Orso Alamanno, turc musulman, devint peu à peu seigneur de Freto et imposa aux habitants une loi cruelle et abominable:
Toutes les fois que l’un d’eux prendrait pour femme une jeune fille, la mariée devrait passer avec le seigneur la première nuit de ses noces et de plus, le marié devrait faire cadeau au seigneur du plus gros de ses bestiaux, cheval, bœuf ou animal quelconque. Cet exécrable usage dura de longues années. Un jour, un homme du pays, nommé Piobbetta, qui désirait prendre femme, résolut de mourir ou de délivrer la population de ce tribut honteux. Il savait à merveille prendre les animaux au lacet, usage qui se pratiquait de ce côté de l’île. La veille de son mariage, il arnacha, comme pour le faire parader un cheval très beau et très agile, qu’il voulait, disait-il, donner au seigneur le lendemain matin. Il avait attaché solidement au bois de la selle une longue corde formant lacet. Il s’approcha d’Orso Alamanno et, pendant que celui-ci était occupé à examiner la bête, il lui mit le lacet au cou, puis donnant de l’éperon, il l’étrangla en le traînant sur le sol.
A cette vue la population accourut plein de joie et afin d’assouvir la haine furieuse qu’elle nourrissait contre le tyran, elle rasa le château d’Orso Alamanno, appelé Montalto.
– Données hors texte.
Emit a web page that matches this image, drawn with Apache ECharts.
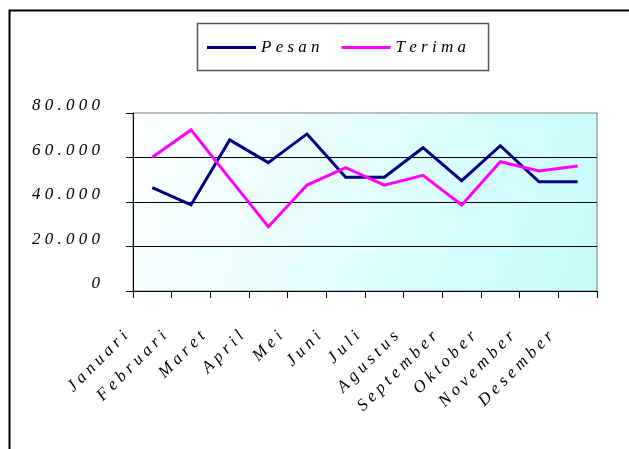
<!DOCTYPE html>
<html>
<head>
<meta charset="utf-8">
<script src="https://cdn.jsdelivr.net/npm/echarts@6/dist/echarts.min.js"></script>
<style>
  html, body { margin: 0; padding: 0; background: #ffffff; }
  #chart { width: 629px; height: 449px; }
</style>
</head>
<body>
<div id="chart"></div>
<script>
// Monthly order (Pesan) and receipt (Terima) figures
const months = ['Januari', 'Februari', 'Maret', 'April', 'Mei', 'Juni',
                'Juli', 'Agustus', 'September', 'Oktober', 'November', 'Desember'];
const pesan  = [46500, 38700, 67900, 57700, 70600, 51100, 51100, 64400, 49600, 65300, 49100, 49100];
const terima = [60100, 72400, 50500, 28900, 47600, 55400, 47600, 52000, 38700, 58100, 53900, 56200];
const seriesNames = ['Pesan', 'Terima'];

// Value axis ticks and their printed labels
const yTickValues = [0, 20000, 40000, 60000, 80000];
const yTickLabels = ['0', '20.000', '40.000', '60.000', '80.000'];

// Wide letter spacing used throughout the chart's text
const spaced = s => String(s).split('').join(' ');

const FONT = 'Liberation Serif';
const textBase = { fontFamily: FONT, fontStyle: 'italic', fontSize: 17, color: '#000000' };

const chart = echarts.init(document.getElementById('chart'), null, { renderer: 'canvas' });

chart.setOption({
  animation: false,
  backgroundColor: '#ffffff',
  grid: {
    left: 133, right: 32, top: 113, bottom: 158,
    show: true,
    borderColor: '#808080',
    borderWidth: 1,
    backgroundColor: {
      type: 'linear', x: 0, y: 0, x2: 1, y2: 1,
      colorStops: [
        { offset: 0, color: '#ffffff' },
        { offset: 1, color: '#c4fcfc' }
      ]
    }
  },
  legend: {
    data: seriesNames,
    left: 207,
    top: 39,
    padding: 0,
    icon: 'rect',
    itemWidth: 49,
    itemHeight: 3,
    itemGap: 22,
    formatter: name => spaced(name),
    textStyle: Object.assign({}, textBase, { padding: [0, 0, 8, 0] })
  },
  xAxis: {
    type: 'category',
    data: months,
    boundaryGap: true,
    axisLine: { lineStyle: { color: '#000000', width: 1 } },
    axisTick: { show: true, length: 7, alignWithLabel: false, lineStyle: { color: '#000000' } },
    axisLabel: Object.assign({}, textBase, {
      interval: 0,
      rotate: 45,
      margin: 16,
      padding: [0, 38, 0, 0],
      formatter: v => spaced(v)
    }),
    splitLine: { show: false }
  },
  yAxis: {
    type: 'value',
    min: yTickValues[0],
    max: yTickValues[yTickValues.length - 1],
    interval: yTickValues[1] - yTickValues[0],
    axisLine: { show: true, lineStyle: { color: '#000000', width: 1 } },
    axisTick: { show: true, length: 7, inside: false, lineStyle: { color: '#000000' } },
    axisLabel: Object.assign({}, textBase, {
      margin: 33,
      verticalAlign: 'bottom',
      lineHeight: 14,
      formatter: v => spaced(yTickLabels[yTickValues.indexOf(v)])
    }),
    splitLine: { show: true, showMaxLine: false, lineStyle: { color: '#000000', width: 1 } }
  },
  series: [
    {
      name: seriesNames[0],
      type: 'line',
      data: pesan,
      color: '#000080',
      symbol: 'none',
      lineStyle: { color: '#000080', width: 3, join: 'miter', cap: 'butt' }
    },
    {
      name: seriesNames[1],
      type: 'line',
      data: terima,
      color: '#ff00ff',
      symbol: 'none',
      lineStyle: { color: '#ff00ff', width: 3, join: 'miter', cap: 'butt' }
    }
  ],
  graphic: [
    // outer chart frame (top and left edges)
    {
      type: 'polyline',
      silent: true,
      shape: { points: [[9.5, 449], [9.5, 10.5], [629, 10.5]] },
      style: { stroke: '#000000', lineWidth: 2, fill: null }
    },
    // legend box
    {
      type: 'rect',
      silent: true,
      shape: { x: 197.5, y: 23.5, width: 291, height: 47 },
      style: { stroke: '#555555', lineWidth: 1.5, fill: null }
    }
  ]
});
</script>
</body>
</html>
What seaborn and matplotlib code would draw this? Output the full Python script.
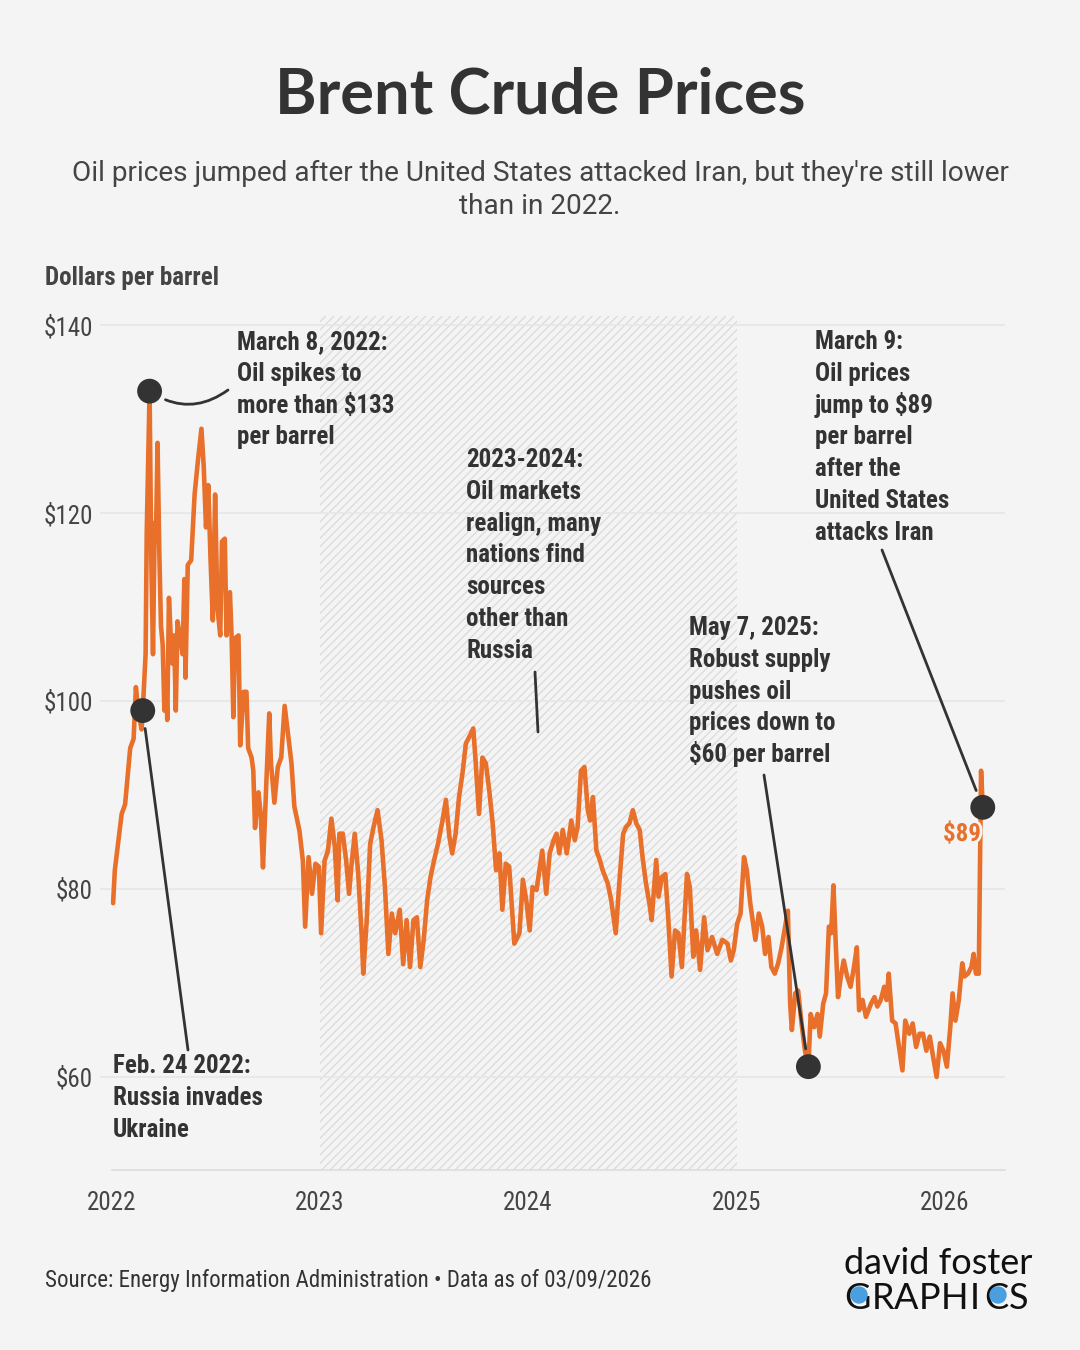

Le corps fut enterré après avoir été l’objet des plus grands outrages.
On dit, qu’au bout d’un an on alla ouvrir le tombeau d’Orso Alamanno pour voir ce qu’il contenait, car on prenait l’ancien seigneur pour un vrai diable de l’enfer. Il sortit du tombeau une mouche, qui devint avec le temps si grosse qu’au bout de dix ans elle avait la taille d’un bœuf ; elle tuait tous ceux qui s’approchaient, non seulement de ses ongles cruels, mais encore avec son haleine fétide, car la puanteur de son souffle était si infecte que quand le vent la portait de quelque côté elle desséchait jusqu’aux arbres. Ceux qui avaient abandonné leurs maisons mouraient dans les cavernes, malgré leur éloignement.
Enfin, Piobbetta, grâce au concours d’un médecin pisan, parvint, à tuer cette mouche. Mais, ayant oublié de se frotter avec certaines liqueurs dont le médecin lui avait prescrit l’usage pendant une année entière, il mourut à son tour.
Freto resta à peu près désert et les Bonifaciens, avec les populations voisines, firent aux quelques hommes qui restaient une si rude guerre qu’ils les obligèrent à quitter le pays.
Cette histoire de la mouche paraît fabuleuse à tout homme de bon sens, cependant, aujourd’hui encore on trouve au milieu des montagnes escarpées, dans les grottes solitaires, des ossements humains ; les habitants sont convaincus et affirment comme une chose indubitable que ces ossements sont ceux des hommes tués par la mouche.